An attack-resistant target localization in underwater based on consensus fusion

Abstract

Target localization has been regarded as one of the most important techniques of underwater sensor networks (USNs). However, the challenges posed by weak communication, inhomogeneous medium, and openness of underwater environment make localization more difficult. With consideration of the asynchronous clock, isogradient sound speed and forging attack, this paper presents a consensus fusion-based target localization solution with USNs. The localization procedure is mainly divided into two phases, i.e., internal position estimation and external information fusion. In the first phase, the received signal strength (RSS) and the time of flight (TOF) measurements are jointly employed to develop an asynchronous localization protocol. Particularly, a ray compensation strategy is incorporated to remove the localization bias from assuming the straight-line transmission.
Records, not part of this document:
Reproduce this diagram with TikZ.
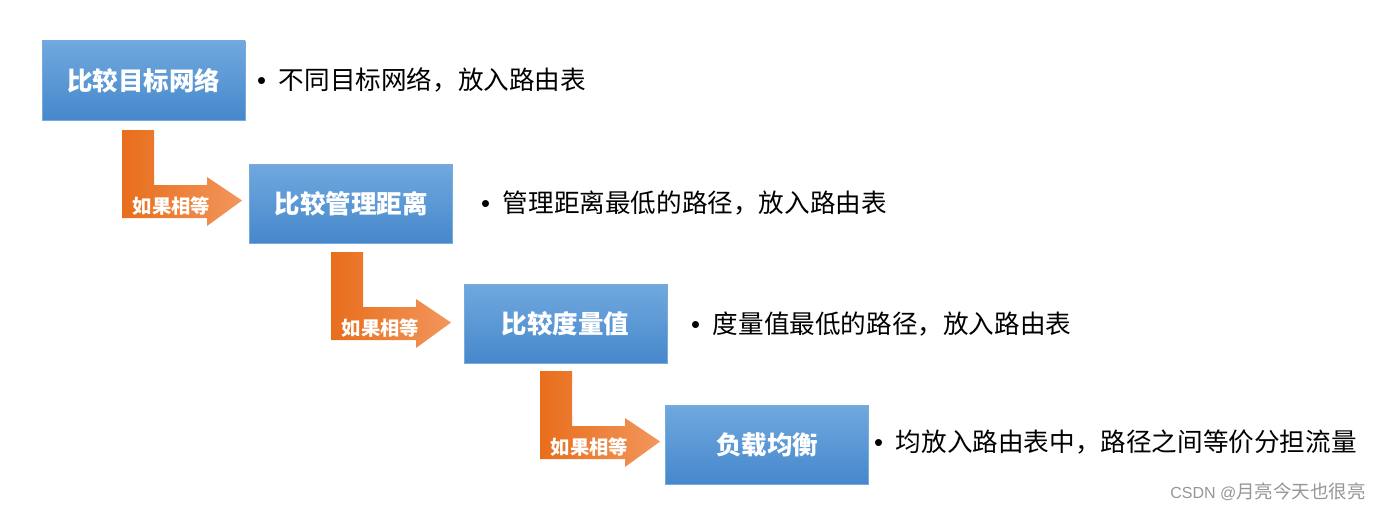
\documentclass[tikz,border=0pt]{standalone}
\usepackage{fontspec}
\setmainfont{Noto Sans CJK SC}
\newfontfamily\latin{Liberation Sans}
\definecolor{boxtop}{RGB}{112,168,222}
\definecolor{boxbot}{RGB}{70,136,204}
\definecolor{boxline}{RGB}{120,170,220}
\definecolor{arrL}{RGB}{232,110,28}
\definecolor{arrR}{RGB}{242,150,92}
\definecolor{wm}{RGB}{150,150,150}
\tikzset{
  box/.style={rectangle, top color=boxtop, bottom color=boxbot, draw=boxline, line width=0.6pt,
    minimum width=203pt, minimum height=79pt, inner sep=0pt, text=white,
    font=\fontsize{25.5}{28}\selectfont\bfseries},
  bul/.style={anchor=west, inner sep=0pt, text=black, font=\fontsize{25.6}{28}\selectfont},
  lab/.style={inner sep=0pt, text=white, font=\fontsize{19.3}{20}\selectfont\bfseries},
  turn/.style={left color=arrL, right color=arrR},
  wmark/.style={anchor=east, inner sep=0pt, text=wm, font=\fontsize{18.5}{20}\selectfont}
}
\newcommand{\bendarrow}[2]{%
  \shade[turn] (#1,#2) -- ++(32,0) -- ++(0,55) -- ++(53,0) -- ++(0,-8) -- ++(35,23.5)
    -- ++(-35,25.5) -- ++(0,-8) -- ++(-85,0) -- cycle;}
\newcommand{\bul}{{\latin\textbullet}\hspace{0.5em}}
\begin{document}
\begin{tikzpicture}[x=1pt,y=-1pt]
\useasboundingbox (0,0) rectangle (1380,511);
\fill[white] (0,0) rectangle (1380,511);
% arrows
\bendarrow{122}{130}
\bendarrow{331}{252}
\bendarrow{540}{371}
\node[lab] (l1) at (171.5,206) {如果相等};
\node[lab] (l2) at (380.5,328) {如果相等};
\node[lab] (l3) at (589.5,447) {如果相等};
% boxes
\node[box] (b1) at (143.5,80.5) {比较目标网络};
\node[box] (b2) at (351,204) {比较管理距离};
\node[box] (b3) at (565.5,324) {比较度量值};
\node[box] (b4) at (767,444.5) {负载均衡};
% bullet texts
\node[bul] (t1) at (257,80) {\bul 不同目标网络，放入路由表};
\node[bul] (t2) at (481,203) {\bul 管理距离最低的路径，放入路由表};
\node[bul] (t3) at (691,324) {\bul 度量值最低的路径，放入路由表};
\node[bul] (t4) at (874,442) {\bul 均放入路由表中，路径之间等价分担流量};
% watermark
\node[wmark] (wm) at (1366,492) {{\latin\fontsize{16}{18}\selectfont CSDN @}月亮今天也很亮};
\end{tikzpicture}
\end{document}
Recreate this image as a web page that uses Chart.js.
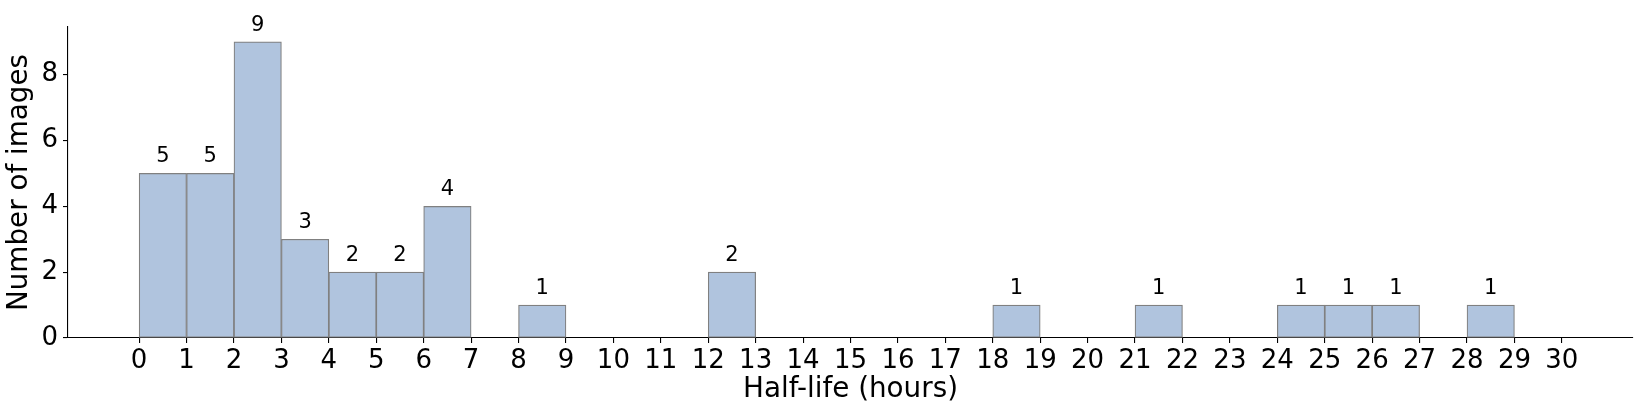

Based on this, a consensus fusion based localization estimator is designed in the second phase to mitigate data falsification attacks introduced by malicious sensor nodes. It is worth mentioning that, the proposed localization solution in this paper can fuse the RSS and TOF measurements by the consensus interaction procedure. Furthermore, it is resistant to data falsification attacks in inhomogeneous water medium. Finally, simulation and experimental results reveal that our solution can reduce the influences of data forging attacks and improve the localization accuracy as compared with the other works.